Genau das hatten Vertreter des demokratisch-liberalen Spektrums in den USA behauptet.
Welzer indessen wiedersprach.
"Wichtiger als die Frage, was […] [den 'kleinen Mann'] umtreibt, ist doch wohl die, wer denn für die Zerstörung seiner Aufstiegsperspektiven, für die gnadenlose Wettbewerbskultur verantwortlich ist, die eben nicht nur in den USA zum Abhängen der sogenannten kleinen Leute geführt hat. Was wir jetzt sehen, ist doch das Ergebnis einer politischen Ära, in der Konzerne von fast jeder Sozial- und Gemeinwohlorientierung freigestellt wurden. Nicht die kleinen Männer sind das Problem, sondern die großen, von […] Monsanto, Google und so weiter."

"Ich gehöre zur Mitte der Gesellschaft"

Johann Hipp, Hauptschulabsolvent und jahrzehntelang Lastwagenfahrer, stellte klar:
"Ich bin nicht arm und kein Verlierer der Globalisierung. Ich gehöre zur Mitte der Gesellschaft. Ich fühle mich nicht 'abgehängt', sondern eher abgelehnt – weil ich in der öffentlichen Debatte nicht mehr erwünscht bin."

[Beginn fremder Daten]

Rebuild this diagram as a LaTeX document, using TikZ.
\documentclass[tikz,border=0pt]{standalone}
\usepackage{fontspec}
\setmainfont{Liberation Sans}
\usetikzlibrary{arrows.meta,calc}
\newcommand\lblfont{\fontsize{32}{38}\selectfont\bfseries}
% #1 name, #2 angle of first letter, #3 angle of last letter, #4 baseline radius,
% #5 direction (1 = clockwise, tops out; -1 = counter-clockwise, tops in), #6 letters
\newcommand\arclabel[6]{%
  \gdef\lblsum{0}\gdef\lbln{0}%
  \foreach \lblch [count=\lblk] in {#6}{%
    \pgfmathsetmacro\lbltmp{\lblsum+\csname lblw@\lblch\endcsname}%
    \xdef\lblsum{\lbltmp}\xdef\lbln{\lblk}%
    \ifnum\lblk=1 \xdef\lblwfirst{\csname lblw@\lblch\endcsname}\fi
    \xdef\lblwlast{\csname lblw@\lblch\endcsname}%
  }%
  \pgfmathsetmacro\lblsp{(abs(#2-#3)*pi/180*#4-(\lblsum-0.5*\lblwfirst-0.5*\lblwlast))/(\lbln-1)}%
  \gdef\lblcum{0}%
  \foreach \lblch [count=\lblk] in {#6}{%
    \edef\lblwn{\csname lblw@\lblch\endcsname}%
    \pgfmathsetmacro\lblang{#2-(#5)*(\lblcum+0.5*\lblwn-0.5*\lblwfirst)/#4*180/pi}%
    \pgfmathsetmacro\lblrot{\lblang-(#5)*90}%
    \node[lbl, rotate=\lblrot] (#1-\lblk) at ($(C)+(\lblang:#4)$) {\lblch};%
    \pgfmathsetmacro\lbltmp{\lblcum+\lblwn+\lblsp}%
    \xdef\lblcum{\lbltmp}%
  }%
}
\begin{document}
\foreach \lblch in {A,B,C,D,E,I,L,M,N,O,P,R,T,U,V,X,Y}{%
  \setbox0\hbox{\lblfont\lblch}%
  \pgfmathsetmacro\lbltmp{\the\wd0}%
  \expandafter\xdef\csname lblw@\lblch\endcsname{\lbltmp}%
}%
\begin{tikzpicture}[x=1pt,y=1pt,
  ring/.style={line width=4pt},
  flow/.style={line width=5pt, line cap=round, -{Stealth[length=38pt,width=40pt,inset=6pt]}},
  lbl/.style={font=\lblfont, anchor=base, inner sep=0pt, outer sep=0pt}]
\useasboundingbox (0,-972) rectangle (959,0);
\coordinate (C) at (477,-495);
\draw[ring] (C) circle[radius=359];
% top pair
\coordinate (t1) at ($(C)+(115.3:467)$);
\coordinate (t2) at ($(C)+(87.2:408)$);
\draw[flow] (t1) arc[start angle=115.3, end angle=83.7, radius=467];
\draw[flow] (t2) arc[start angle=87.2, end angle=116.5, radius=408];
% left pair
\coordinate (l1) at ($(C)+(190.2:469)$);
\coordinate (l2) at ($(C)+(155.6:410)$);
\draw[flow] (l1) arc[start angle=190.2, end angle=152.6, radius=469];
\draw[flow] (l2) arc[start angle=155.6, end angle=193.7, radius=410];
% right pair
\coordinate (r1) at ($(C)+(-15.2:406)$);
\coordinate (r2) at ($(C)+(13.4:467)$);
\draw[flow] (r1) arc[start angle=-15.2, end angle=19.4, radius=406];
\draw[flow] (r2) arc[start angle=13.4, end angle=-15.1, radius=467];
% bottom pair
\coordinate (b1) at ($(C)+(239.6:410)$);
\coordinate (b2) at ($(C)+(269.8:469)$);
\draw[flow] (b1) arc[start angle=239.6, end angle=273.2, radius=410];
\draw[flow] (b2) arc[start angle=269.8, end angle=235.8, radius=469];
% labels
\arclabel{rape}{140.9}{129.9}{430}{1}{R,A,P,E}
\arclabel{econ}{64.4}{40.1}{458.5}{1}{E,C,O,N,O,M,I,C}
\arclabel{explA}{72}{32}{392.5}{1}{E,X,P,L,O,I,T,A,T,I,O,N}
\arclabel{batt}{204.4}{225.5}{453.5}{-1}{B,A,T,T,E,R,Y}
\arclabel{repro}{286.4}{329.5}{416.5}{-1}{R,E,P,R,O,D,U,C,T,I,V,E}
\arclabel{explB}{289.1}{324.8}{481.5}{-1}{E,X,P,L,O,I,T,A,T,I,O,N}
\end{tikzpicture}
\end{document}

Zunächst wollten wir uns mit jenem Ratschlag verabschieden, der in der FAZ Überschrift wurde: "Wenn dir alles zu viel wird, drücke einfach auf 'Löschen'."
Aber Sie wissen ja, liebe Hörer: Das klappt so eigentlich nie. Darum belassen wir es bei einem: Schönen Sonntag!